→ SUPPLIED RECORDS:
────────────────────────────────────────

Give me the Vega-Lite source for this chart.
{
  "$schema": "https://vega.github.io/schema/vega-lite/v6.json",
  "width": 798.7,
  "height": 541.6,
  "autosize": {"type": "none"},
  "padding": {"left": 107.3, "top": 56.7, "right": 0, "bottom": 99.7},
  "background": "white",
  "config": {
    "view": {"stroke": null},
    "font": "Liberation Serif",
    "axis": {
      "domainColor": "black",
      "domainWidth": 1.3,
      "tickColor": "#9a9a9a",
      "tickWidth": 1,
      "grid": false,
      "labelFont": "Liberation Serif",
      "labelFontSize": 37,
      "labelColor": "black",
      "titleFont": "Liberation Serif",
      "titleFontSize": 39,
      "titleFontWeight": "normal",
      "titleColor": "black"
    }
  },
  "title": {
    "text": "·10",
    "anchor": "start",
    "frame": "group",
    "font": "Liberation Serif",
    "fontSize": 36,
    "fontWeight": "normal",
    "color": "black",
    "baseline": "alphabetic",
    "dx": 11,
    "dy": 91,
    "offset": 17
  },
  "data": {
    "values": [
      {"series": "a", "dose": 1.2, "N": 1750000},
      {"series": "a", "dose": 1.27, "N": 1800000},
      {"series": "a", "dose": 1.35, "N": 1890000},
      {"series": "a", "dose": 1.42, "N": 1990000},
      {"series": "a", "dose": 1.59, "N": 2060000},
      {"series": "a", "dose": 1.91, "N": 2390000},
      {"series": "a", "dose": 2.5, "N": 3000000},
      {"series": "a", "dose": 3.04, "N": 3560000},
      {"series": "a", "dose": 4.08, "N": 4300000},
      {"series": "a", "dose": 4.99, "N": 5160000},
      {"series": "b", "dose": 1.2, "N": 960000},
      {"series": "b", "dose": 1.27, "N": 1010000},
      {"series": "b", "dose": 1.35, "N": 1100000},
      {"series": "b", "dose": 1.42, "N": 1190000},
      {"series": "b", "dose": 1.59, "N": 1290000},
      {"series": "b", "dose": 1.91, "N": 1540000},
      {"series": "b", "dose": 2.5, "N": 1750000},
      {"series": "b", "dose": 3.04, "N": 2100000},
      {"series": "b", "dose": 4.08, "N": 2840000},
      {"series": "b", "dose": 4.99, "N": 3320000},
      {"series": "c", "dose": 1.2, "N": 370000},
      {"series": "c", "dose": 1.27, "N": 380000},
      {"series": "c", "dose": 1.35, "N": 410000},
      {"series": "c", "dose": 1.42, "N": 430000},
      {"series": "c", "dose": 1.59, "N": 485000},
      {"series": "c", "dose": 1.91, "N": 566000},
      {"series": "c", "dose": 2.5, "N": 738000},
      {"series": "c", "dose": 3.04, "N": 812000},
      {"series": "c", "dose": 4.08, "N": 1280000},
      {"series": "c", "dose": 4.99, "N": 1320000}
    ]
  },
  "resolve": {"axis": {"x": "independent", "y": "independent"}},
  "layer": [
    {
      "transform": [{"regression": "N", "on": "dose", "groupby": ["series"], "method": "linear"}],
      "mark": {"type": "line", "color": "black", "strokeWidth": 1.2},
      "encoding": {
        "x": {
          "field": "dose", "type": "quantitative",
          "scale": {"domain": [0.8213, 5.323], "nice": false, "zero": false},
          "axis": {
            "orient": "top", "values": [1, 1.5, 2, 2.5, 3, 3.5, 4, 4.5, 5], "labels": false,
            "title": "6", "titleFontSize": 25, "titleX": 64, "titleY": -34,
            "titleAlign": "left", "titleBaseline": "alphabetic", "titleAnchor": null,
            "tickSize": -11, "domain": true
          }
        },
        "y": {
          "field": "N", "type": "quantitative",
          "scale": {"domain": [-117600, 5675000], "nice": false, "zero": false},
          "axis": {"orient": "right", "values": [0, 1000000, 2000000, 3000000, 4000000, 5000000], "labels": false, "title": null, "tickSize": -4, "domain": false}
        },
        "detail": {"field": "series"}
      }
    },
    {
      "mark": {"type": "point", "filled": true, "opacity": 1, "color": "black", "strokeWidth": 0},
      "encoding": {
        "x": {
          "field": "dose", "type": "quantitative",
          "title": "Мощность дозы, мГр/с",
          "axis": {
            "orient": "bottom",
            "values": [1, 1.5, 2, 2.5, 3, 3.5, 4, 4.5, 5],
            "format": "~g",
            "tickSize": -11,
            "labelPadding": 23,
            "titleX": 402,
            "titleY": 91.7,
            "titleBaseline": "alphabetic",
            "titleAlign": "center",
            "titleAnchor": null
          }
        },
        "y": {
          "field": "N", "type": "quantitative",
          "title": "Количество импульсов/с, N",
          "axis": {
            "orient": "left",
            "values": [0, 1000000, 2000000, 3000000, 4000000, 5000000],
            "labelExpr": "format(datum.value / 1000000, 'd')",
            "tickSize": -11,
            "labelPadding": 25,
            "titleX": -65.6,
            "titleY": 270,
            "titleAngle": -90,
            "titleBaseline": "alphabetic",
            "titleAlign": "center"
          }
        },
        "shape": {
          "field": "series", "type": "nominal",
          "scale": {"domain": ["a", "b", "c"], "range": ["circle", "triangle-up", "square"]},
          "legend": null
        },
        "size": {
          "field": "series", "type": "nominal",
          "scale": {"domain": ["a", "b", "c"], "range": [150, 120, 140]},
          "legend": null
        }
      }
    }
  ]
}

────────────────────────────────────────

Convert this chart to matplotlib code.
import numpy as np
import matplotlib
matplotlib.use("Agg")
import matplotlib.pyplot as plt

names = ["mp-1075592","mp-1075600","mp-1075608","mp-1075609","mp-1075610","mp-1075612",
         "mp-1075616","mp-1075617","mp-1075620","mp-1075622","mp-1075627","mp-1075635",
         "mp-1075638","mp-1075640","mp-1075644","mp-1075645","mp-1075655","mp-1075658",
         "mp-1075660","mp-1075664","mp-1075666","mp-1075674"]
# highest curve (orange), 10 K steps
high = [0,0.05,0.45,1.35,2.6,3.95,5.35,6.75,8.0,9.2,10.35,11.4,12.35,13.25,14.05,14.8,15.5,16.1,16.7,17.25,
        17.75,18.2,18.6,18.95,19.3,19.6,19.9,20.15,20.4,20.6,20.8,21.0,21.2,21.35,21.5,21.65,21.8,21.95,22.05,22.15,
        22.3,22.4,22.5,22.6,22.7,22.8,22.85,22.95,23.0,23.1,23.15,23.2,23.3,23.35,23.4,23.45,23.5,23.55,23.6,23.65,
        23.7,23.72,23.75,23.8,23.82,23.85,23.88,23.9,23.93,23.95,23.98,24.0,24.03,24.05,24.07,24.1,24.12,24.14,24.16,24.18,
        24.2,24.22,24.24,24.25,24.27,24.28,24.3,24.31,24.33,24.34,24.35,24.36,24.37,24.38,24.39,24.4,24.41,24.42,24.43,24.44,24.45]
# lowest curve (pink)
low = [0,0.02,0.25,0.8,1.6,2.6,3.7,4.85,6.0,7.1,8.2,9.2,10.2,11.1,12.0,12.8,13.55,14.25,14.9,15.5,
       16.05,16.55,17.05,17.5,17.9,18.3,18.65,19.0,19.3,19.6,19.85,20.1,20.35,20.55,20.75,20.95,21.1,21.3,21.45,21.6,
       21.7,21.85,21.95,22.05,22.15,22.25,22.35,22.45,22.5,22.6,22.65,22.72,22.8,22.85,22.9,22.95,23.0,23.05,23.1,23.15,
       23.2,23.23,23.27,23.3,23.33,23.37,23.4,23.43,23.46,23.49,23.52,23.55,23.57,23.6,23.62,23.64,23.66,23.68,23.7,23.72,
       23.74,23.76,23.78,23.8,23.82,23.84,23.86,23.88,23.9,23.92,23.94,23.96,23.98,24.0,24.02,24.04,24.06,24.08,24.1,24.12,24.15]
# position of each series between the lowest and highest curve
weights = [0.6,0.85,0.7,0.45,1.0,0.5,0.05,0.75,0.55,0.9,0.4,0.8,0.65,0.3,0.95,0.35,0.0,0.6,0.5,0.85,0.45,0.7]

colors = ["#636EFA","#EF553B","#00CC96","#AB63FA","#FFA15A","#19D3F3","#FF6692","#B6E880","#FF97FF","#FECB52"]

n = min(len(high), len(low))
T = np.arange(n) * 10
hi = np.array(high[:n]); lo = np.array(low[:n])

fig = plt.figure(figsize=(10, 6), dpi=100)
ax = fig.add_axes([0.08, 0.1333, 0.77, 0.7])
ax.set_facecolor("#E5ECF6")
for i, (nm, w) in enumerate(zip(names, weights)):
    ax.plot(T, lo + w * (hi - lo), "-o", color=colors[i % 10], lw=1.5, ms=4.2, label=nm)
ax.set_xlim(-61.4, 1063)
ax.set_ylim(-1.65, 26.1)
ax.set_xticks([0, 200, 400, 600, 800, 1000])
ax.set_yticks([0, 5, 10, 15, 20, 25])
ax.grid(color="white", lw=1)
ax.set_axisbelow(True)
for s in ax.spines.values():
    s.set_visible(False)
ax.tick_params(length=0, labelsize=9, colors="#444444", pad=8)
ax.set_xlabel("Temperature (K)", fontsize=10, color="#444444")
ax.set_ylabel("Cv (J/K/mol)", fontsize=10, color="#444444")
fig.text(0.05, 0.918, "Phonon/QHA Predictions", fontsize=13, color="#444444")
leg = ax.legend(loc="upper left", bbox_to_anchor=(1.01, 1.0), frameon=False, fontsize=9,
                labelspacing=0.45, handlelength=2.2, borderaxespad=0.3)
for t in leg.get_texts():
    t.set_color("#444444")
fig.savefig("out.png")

────────────────────────────────────────

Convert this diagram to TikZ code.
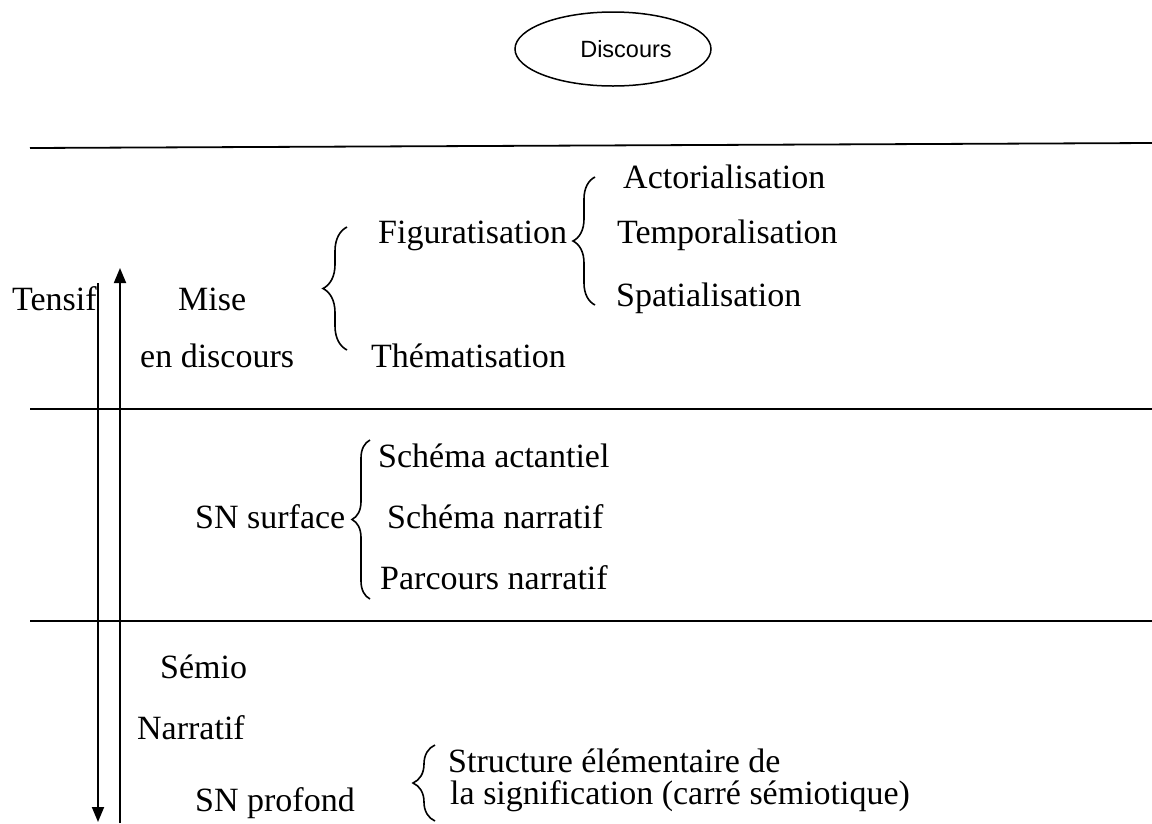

────────────────────────────────────────

→ TASK TO COMPLETE: Track down every line with the word "Convert" and copy it.

→ CORRECT RESULT:
Convert this chart to matplotlib code.
Convert this diagram to TikZ code.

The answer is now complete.